Below are records to repeat exactly. Omit the pictures from the copy.
**** Raw data ****
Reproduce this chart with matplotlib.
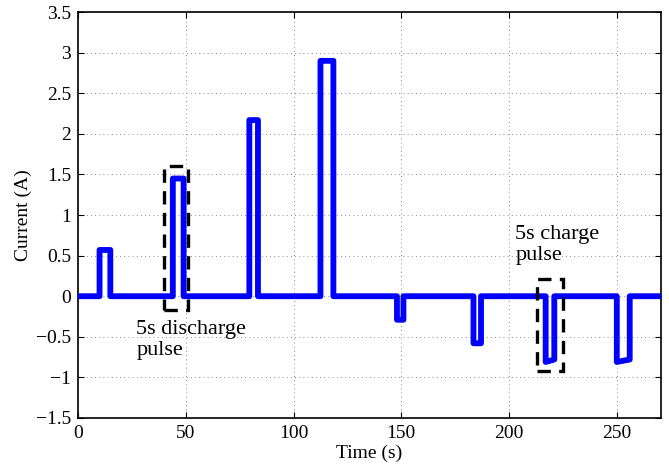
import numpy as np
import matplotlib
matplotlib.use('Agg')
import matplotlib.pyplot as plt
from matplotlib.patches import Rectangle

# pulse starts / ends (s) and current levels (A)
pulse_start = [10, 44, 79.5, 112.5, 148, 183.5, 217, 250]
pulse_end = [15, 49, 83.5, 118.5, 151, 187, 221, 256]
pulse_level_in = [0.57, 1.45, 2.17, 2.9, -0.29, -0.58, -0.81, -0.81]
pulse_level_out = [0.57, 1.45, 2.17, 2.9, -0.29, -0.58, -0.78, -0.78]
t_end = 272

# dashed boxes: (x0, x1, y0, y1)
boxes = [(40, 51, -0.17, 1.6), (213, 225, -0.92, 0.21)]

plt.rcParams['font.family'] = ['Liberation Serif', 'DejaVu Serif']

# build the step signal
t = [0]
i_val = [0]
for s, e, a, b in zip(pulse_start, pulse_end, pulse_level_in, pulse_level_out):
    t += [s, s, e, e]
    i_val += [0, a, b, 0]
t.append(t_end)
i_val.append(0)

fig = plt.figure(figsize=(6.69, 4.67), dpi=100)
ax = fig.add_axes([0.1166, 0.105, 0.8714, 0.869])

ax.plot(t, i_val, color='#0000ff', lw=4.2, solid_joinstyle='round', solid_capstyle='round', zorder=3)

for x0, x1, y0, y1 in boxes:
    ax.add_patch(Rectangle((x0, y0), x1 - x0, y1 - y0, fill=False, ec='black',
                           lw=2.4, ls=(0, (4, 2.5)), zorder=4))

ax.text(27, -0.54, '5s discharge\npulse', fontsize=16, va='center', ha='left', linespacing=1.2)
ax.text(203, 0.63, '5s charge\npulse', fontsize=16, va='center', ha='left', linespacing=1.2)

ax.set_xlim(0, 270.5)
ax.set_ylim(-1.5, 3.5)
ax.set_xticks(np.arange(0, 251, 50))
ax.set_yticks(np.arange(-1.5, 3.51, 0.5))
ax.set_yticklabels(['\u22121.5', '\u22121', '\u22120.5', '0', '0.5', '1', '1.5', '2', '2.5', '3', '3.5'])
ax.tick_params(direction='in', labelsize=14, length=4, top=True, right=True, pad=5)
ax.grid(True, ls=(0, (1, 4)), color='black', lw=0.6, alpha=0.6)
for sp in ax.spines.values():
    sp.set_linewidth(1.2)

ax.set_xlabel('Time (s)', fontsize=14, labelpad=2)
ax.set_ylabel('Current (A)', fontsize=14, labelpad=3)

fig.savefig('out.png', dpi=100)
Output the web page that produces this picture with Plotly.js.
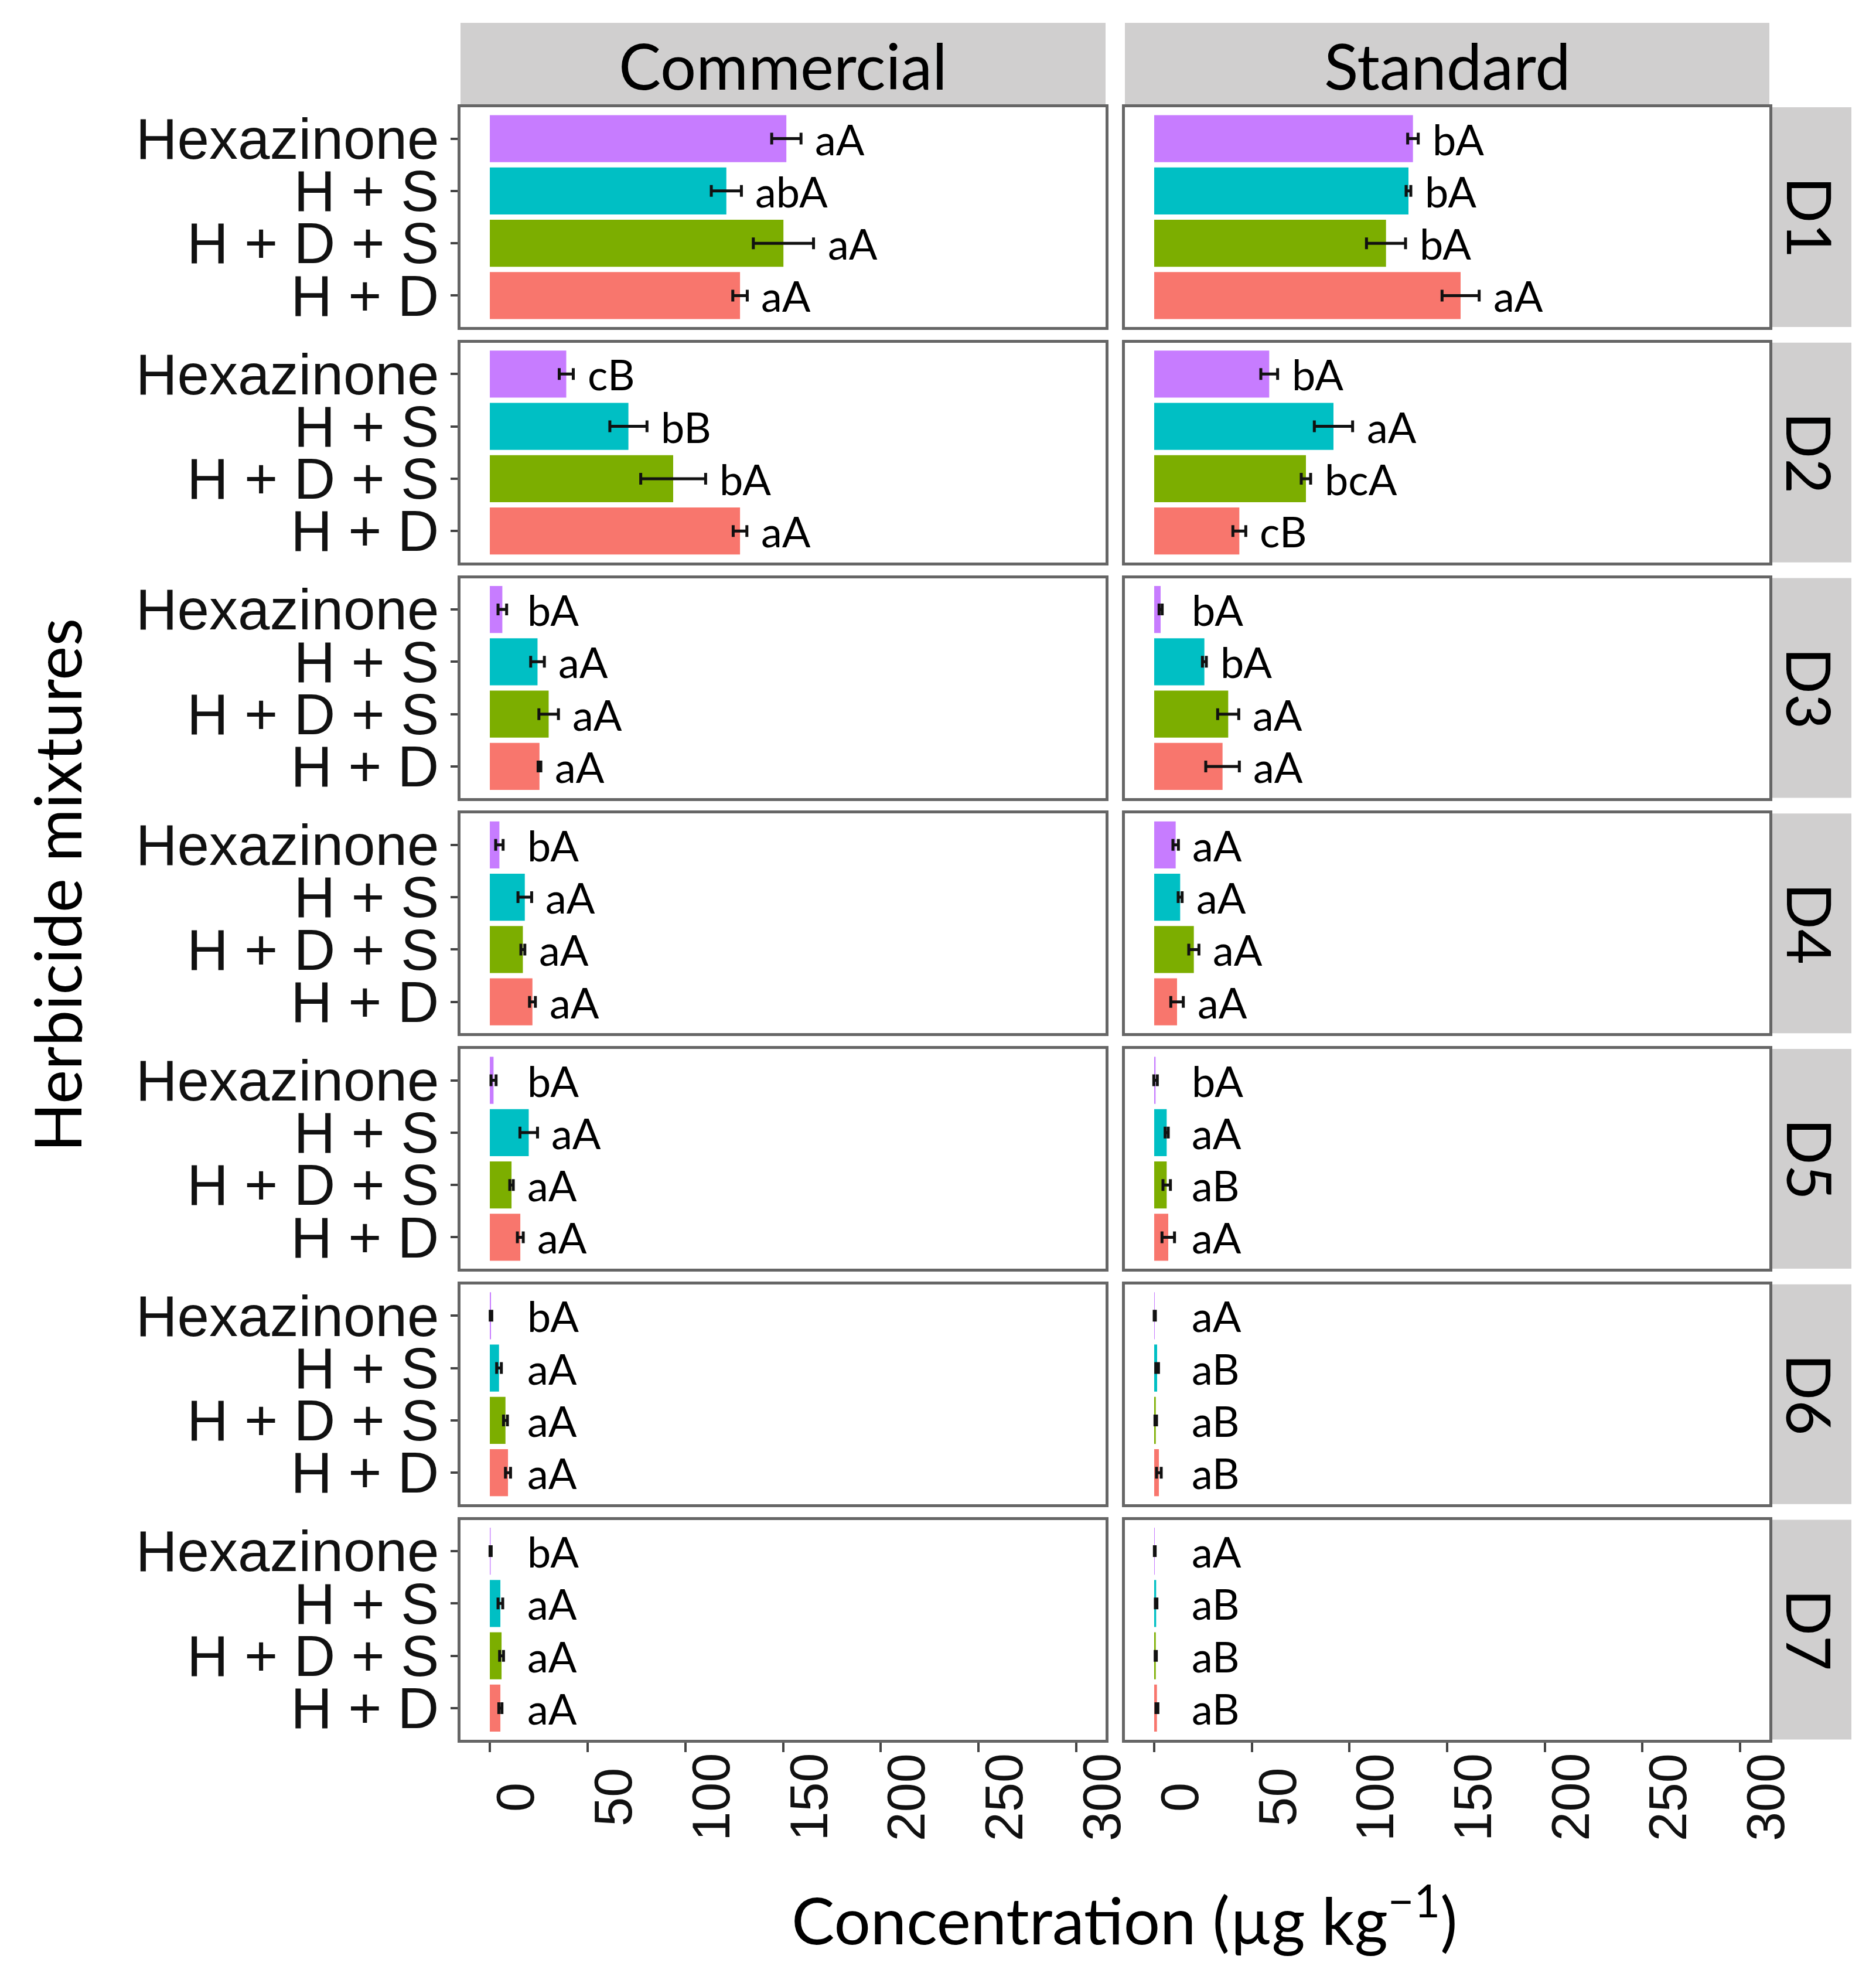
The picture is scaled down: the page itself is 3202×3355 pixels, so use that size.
****
- Solution to the problem
Reproduce this chart with matplotlib.
import numpy as np
import matplotlib
matplotlib.use('Agg')
import matplotlib.pyplot as plt
from matplotlib.patches import Rectangle

# pulse starts / ends (s) and current levels (A)
pulse_start = [10, 44, 79.5, 112.5, 148, 183.5, 217, 250]
pulse_end = [15, 49, 83.5, 118.5, 151, 187, 221, 256]
pulse_level_in = [0.57, 1.45, 2.17, 2.9, -0.29, -0.58, -0.81, -0.81]
pulse_level_out = [0.57, 1.45, 2.17, 2.9, -0.29, -0.58, -0.78, -0.78]
t_end = 272

# dashed boxes: (x0, x1, y0, y1)
boxes = [(40, 51, -0.17, 1.6), (213, 225, -0.92, 0.21)]

plt.rcParams['font.family'] = ['Liberation Serif', 'DejaVu Serif']

# build the step signal
t = [0]
i_val = [0]
for s, e, a, b in zip(pulse_start, pulse_end, pulse_level_in, pulse_level_out):
    t += [s, s, e, e]
    i_val += [0, a, b, 0]
t.append(t_end)
i_val.append(0)

fig = plt.figure(figsize=(6.69, 4.67), dpi=100)
ax = fig.add_axes([0.1166, 0.105, 0.8714, 0.869])

ax.plot(t, i_val, color='#0000ff', lw=4.2, solid_joinstyle='round', solid_capstyle='round', zorder=3)

for x0, x1, y0, y1 in boxes:
    ax.add_patch(Rectangle((x0, y0), x1 - x0, y1 - y0, fill=False, ec='black',
                           lw=2.4, ls=(0, (4, 2.5)), zorder=4))

ax.text(27, -0.54, '5s discharge\npulse', fontsize=16, va='center', ha='left', linespacing=1.2)
ax.text(203, 0.63, '5s charge\npulse', fontsize=16, va='center', ha='left', linespacing=1.2)

ax.set_xlim(0, 270.5)
ax.set_ylim(-1.5, 3.5)
ax.set_xticks(np.arange(0, 251, 50))
ax.set_yticks(np.arange(-1.5, 3.51, 0.5))
ax.set_yticklabels(['\u22121.5', '\u22121', '\u22120.5', '0', '0.5', '1', '1.5', '2', '2.5', '3', '3.5'])
ax.tick_params(direction='in', labelsize=14, length=4, top=True, right=True, pad=5)
ax.grid(True, ls=(0, (1, 4)), color='black', lw=0.6, alpha=0.6)
for sp in ax.spines.values():
    sp.set_linewidth(1.2)

ax.set_xlabel('Time (s)', fontsize=14, labelpad=2)
ax.set_ylabel('Current (A)', fontsize=14, labelpad=3)

fig.savefig('out.png', dpi=100)
Output the web page that produces this picture with Plotly.js.
The picture is scaled down: the page itself is 3202×3355 pixels, so use that size.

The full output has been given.